No. He was requested to let us know if he could improve the game performance on ps3 or not. He was clearly pissed off and gave this harsh answer, that sounds a lot like an excuse. Q. : "Be professional and speak clearly: can you do something better?" A.: "The hardware is shit, it's not my fault".

It's an excuse. He could have simply answered that he had not enough experience on that kind of hardware, that he had not enough time to optimize the performances, that he miscalculated the tasks for those hardware capabilities. But saying that is just an excuse, 8Gb is not the largest install, and RAM is not that tight (it's even on a double bus, a feature that common pcs have not)...

Pissed off?
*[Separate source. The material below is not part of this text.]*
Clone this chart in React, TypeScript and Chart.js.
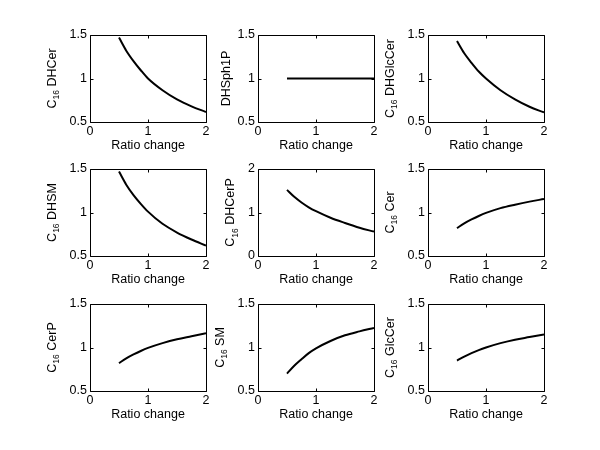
import React, { useEffect, useRef } from "react";
import { Chart, registerables } from "chart.js";

Chart.register(...registerables);

// ---- data ----
const ratioChange = [0.5, 0.625, 0.75, 0.875, 1, 1.25, 1.5, 1.75, 2];
const dhCer = [1.47, 1.32, 1.2, 1.095, 1.0, 0.865, 0.76, 0.68, 0.615];
const dhSph1P = [1, 1, 1, 1, 1, 1, 1, 1, 1];
const dhGlcCer = [1.43, 1.29, 1.18, 1.08, 1.0, 0.865, 0.76, 0.675, 0.61];
const dhSM = [1.47, 1.32, 1.2, 1.1, 1.01, 0.87, 0.77, 0.69, 0.62];
const dhCerP = [1.52, 1.36, 1.23, 1.12, 1.03, 0.88, 0.76, 0.65, 0.56];
const cer = [0.82, 0.875, 0.92, 0.96, 0.995, 1.05, 1.09, 1.125, 1.155];
const cerP = [0.82, 0.875, 0.92, 0.96, 0.995, 1.05, 1.095, 1.13, 1.165];
const sm = [0.7, 0.79, 0.865, 0.935, 0.99, 1.075, 1.14, 1.185, 1.225];
const glcCer = [0.85, 0.895, 0.935, 0.97, 1.0, 1.05, 1.09, 1.12, 1.15];

const panelSeries = [dhCer, dhSph1P, dhGlcCer, dhSM, dhCerP, cer, cerP, sm, glcCer];
const panelPrefix = ["C", "", "C", "C", "C", "C", "C", "C", "C"];
const panelSubscript = ["16", "", "16", "16", "16", "16", "16", "16", "16"];
const panelNames = ["DHCer", "DHSph1P", "DHGlcCer", "DHSM", "DHCerP", "Cer", "CerP", "SM", "GlcCer"];
const panelYMin = [0.5, 0.5, 0.5, 0.5, 0, 0.5, 0.5, 0.5, 0.5];
const panelYMax = [1.5, 1.5, 1.5, 1.5, 2, 1.5, 1.5, 1.5, 1.5];
const panelYStep = [0.5, 0.5, 0.5, 0.5, 1, 0.5, 0.5, 0.5, 0.5];
const xMin = 0;
const xMax = 2;
const xStep = 1;
const xAxisTitle = "Ratio change";

// ---- layout ----
const PAGE_W = 600;
const PAGE_H = 450;
const colLeft = [90, 258, 428];
const rowTop = [35, 169, 304];
const plotW = 116;
const plotH = 87;
const Y_AXIS_W = 40;
const X_AXIS_H = 22;
const FONT_FAMILY = "Arial, 'Liberation Sans', sans-serif";
const FONT_SIZE = 12.5;
const SUB_SIZE = 8.5;

const matlabAxes = {
  id: "matlabAxes",
  afterDraw(chart: any, _args: any, opts: any) {
    const ctx = chart.ctx as CanvasRenderingContext2D;
    const { left, top, right, bottom } = chart.chartArea;
    const xs = chart.scales.x;
    const ys = chart.scales.y;
    ctx.save();
    // box
    ctx.strokeStyle = "#000";
    ctx.lineWidth = 1;
    const L = Math.round(left) + 0.5;
    const T = Math.round(top) + 0.5;
    const R = Math.round(right) + 0.5;
    const B = Math.round(bottom) + 0.5;
    ctx.beginPath();
    ctx.rect(L, T, R - L, B - T);
    ctx.stroke();
    // inward ticks
    const tl = 3;
    ctx.beginPath();
    xs.ticks.forEach((t: any) => {
      const px = Math.round(xs.getPixelForValue(t.value)) + 0.5;
      ctx.moveTo(px, B);
      ctx.lineTo(px, B - tl);
      ctx.moveTo(px, T);
      ctx.lineTo(px, T + tl);
    });
    ys.ticks.forEach((t: any) => {
      const py = Math.round(ys.getPixelForValue(t.value)) + 0.5;
      ctx.moveTo(L, py);
      ctx.lineTo(L + tl, py);
      ctx.moveTo(R, py);
      ctx.lineTo(R - tl, py);
    });
    ctx.stroke();

    // x title
    ctx.fillStyle = "#000";
    ctx.font = `${FONT_SIZE}px ${FONT_FAMILY}`;
    ctx.textAlign = "center";
    ctx.textBaseline = "alphabetic";
    ctx.fillText(xAxisTitle, (left + right) / 2, bottom + 26.5);

    // y title (rotated, with subscript)
    let maxW = 0;
    ys.ticks.forEach((t: any) => {
      maxW = Math.max(maxW, ctx.measureText(String(t.label)).width);
    });
    const tickLeft = left - 3 - maxW;
    const hasSub = !!opts.sub;
    const bx = tickLeft - (hasSub ? 14 : 8);
    const cy = (top + bottom) / 2;
    const mainFont = `${FONT_SIZE}px ${FONT_FAMILY}`;
    const subFont = `${SUB_SIZE}px ${FONT_FAMILY}`;
    ctx.font = mainFont;
    const wPre = opts.prefix ? ctx.measureText(opts.prefix).width : 0;
    const restText = (hasSub ? " " : "") + opts.name;
    const wRest = ctx.measureText(restText).width;
    ctx.font = subFont;
    const wSub = hasSub ? ctx.measureText(opts.sub).width : 0;
    const total = wPre + wSub + wRest;
    ctx.translate(bx, cy);
    ctx.rotate(-Math.PI / 2);
    ctx.textAlign = "left";
    let x = -total / 2;
    if (opts.prefix) {
      ctx.font = mainFont;
      ctx.fillText(opts.prefix, x, 0);
      x += wPre;
    }
    if (hasSub) {
      ctx.font = subFont;
      ctx.fillText(opts.sub, x, 3.5);
      x += wSub;
    }
    ctx.font = mainFont;
    ctx.fillText(restText, x, 0);
    ctx.restore();
  },
};

const fmt = (v: any) => String(Number(v));

function Panel({ index }: { index: number }) {
  const ref = useRef<HTMLCanvasElement | null>(null);
  useEffect(() => {
    const canvas = ref.current;
    if (!canvas) return;
    const r = Math.floor(index / 3);
    const c = index % 3;
    const left = colLeft[c];
    const top = rowTop[r];
    const series = panelSeries[index];
    const chart = new Chart(canvas, {
      type: "line",
      data: {
        datasets: [
          {
            data: ratioChange.map((x, i) => ({ x, y: series[i] })),
            borderColor: "#000",
            borderWidth: 2,
            pointRadius: 0,
            cubicInterpolationMode: "monotone",
            fill: false,
          },
        ],
      },
      options: {
        animation: false,
        responsive: false,
        events: [],
        layout: {
          padding: {
            left: left - Y_AXIS_W,
            top: top,
            right: PAGE_W - left - plotW,
            bottom: PAGE_H - top - plotH - X_AXIS_H,
          },
        },
        plugins: {
          legend: { display: false },
          tooltip: { enabled: false },
          matlabAxes: {
            prefix: panelPrefix[index],
            sub: panelSubscript[index],
            name: panelNames[index],
          },
        } as any,
        scales: {
          x: {
            type: "linear",
            min: xMin,
            max: xMax,
            afterFit: (s: any) => {
              s.height = X_AXIS_H;
            },
            grid: { display: false, drawTicks: false },
            border: { display: false },
            ticks: {
              stepSize: xStep,
              padding: 2,
              maxRotation: 0,
              autoSkip: false,
              color: "#000",
              callback: fmt,
              font: { family: FONT_FAMILY, size: FONT_SIZE },
            },
          },
          y: {
            type: "linear",
            min: panelYMin[index],
            max: panelYMax[index],
            afterFit: (s: any) => {
              s.width = Y_AXIS_W;
            },
            grid: { display: false, drawTicks: false },
            border: { display: false },
            ticks: {
              stepSize: panelYStep[index],
              padding: 3,
              autoSkip: false,
              color: "#000",
              callback: fmt,
              font: { family: FONT_FAMILY, size: FONT_SIZE },
            },
          },
        },
      },
      plugins: [matlabAxes],
    } as any);
    return () => chart.destroy();
  }, [index]);
  return (
    <canvas
      ref={ref}
      width={PAGE_W}
      height={PAGE_H}
      style={{ position: "absolute", left: 0, top: 0, width: PAGE_W, height: PAGE_H }}
    />
  );
}

export default function App() {
  return (
    <div
      style={{
        position: "fixed",
        left: 0,
        top: 0,
        width: PAGE_W,
        height: PAGE_H,
        background: "#fff",
        overflow: "hidden",
      }}
    >
      {panelSeries.map((_, i) => (
        <Panel key={i} index={i} />
      ))}
    </div>
  );
}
Harsh answer? The only thing he said that might sound like that is "poor".

"we don’t know of anything we can do to improve ps3 performance much, especially on wasteland. Tight memory, poor IO performance."

And even then, what he said is true. Sony only allows a 5 GB install normally, so RAGE is definitely an anomaly, and RAM is tight. There is only 512 MB in total, but the RAM is split, so you have to spend ressources transfering data between the two parts, not to mention the OS takes up space.

Compared to the 360, the 360 doesn't need to transfer data between two RAM parts, it has the 10 MB additional RAM for the currect frame, and the OS generally takes up less space than the XMB.


Not shared RAM (like on the ps3) is the best and more costly solution, especially if you have multiple busses (like on the ps3). I don't want to start a discussion about the strong points of such an architecture, since the problem is not there.

Megatexture is a very bad idea for a ps3 and that's a Carmack's fault. If you want to get the best performance out of your software, you have to adapt your software to the architecture, not the other way around. Instead firstly he conceived the megatexture thing (which is a good idea, theoretically) and then tried to implement it on different architectures, even where it could be (and it is) not the best solution.

As a side note: tiled textures =/= always the same texture; you can take a megatexture, split it in a myriad of files (GT5 style) and then seamlessly load those files (you can do it if your ram is fast enough and by coincidence the ps3's got fast ram).